Giving a party, though — it had been a while. I honestly can’t recall the last time that I prepared anything more ambitious than a dinner for four. (A steak dinner at that.) Not that I’d forgotten how; I got to the “riding a bicyle” stage in the kitchen about fifteen years ago. It was, rather, a question of how to fit the cooking in with my ramped-up ambitions here.

So I gave myself a day off. Today. I went to the movies with Quatorze. We saw Faubourg 36, a French Mrs Henderson Presents that exacted an additonal gallon of happy tears. We had lunch at the Chinatown Brasserie. Then we went to the Strand, so that I could buy a hard-to-get exhibition catalogue.
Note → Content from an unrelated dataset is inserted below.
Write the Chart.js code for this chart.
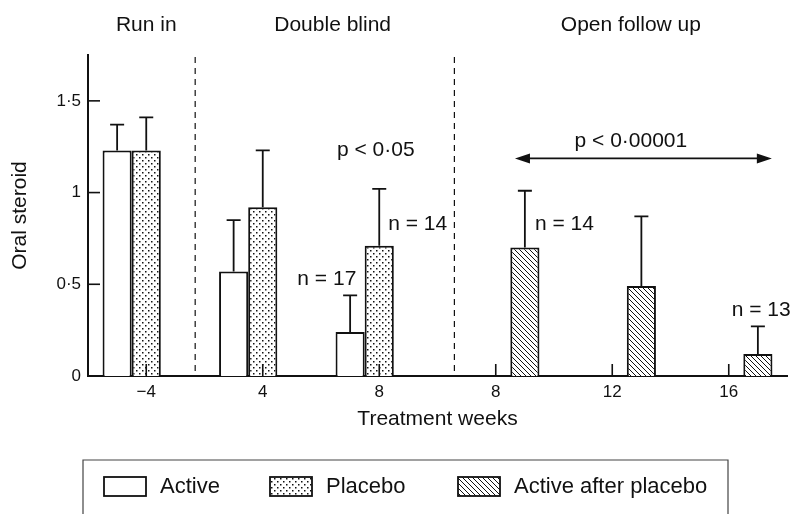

That’s where I left my glen plaid cap. Quatorze, who lives nearby, went back later, to try to retrieve it, but it was too late. At home, I sat in front of an open window while I caught up with feeds. This added a sore throat to my worries.

Feeling tired now, at the age of sixty-one, is not what feeling tired used to be. Now, it’s frightening — physically. It comes with a vivid sensory image of being buried alive, not in a coffin, but in deep fatigue. Fatigue so chronic that it becomes invisible. I don’t feel tired in this mode; I just get very stupid. I absent-mindedly leave my cap at the Strand. A bit more tired, and I’d absent-mindedly walk in front of a bus.

There are no buses in the apartment, though, so fatality is unlikely. Amazingly, I haven’t dropped anything during cleanup. The apartment is almost back to normal. Tomorrow’s Daily Office is up. There’s a little bit of navarin left over. But I’ve saved the best news for last: now that Lent is over, Kathleen can eat as many of Greenberg’s chocolate cookies as she likes. She can even eat just one!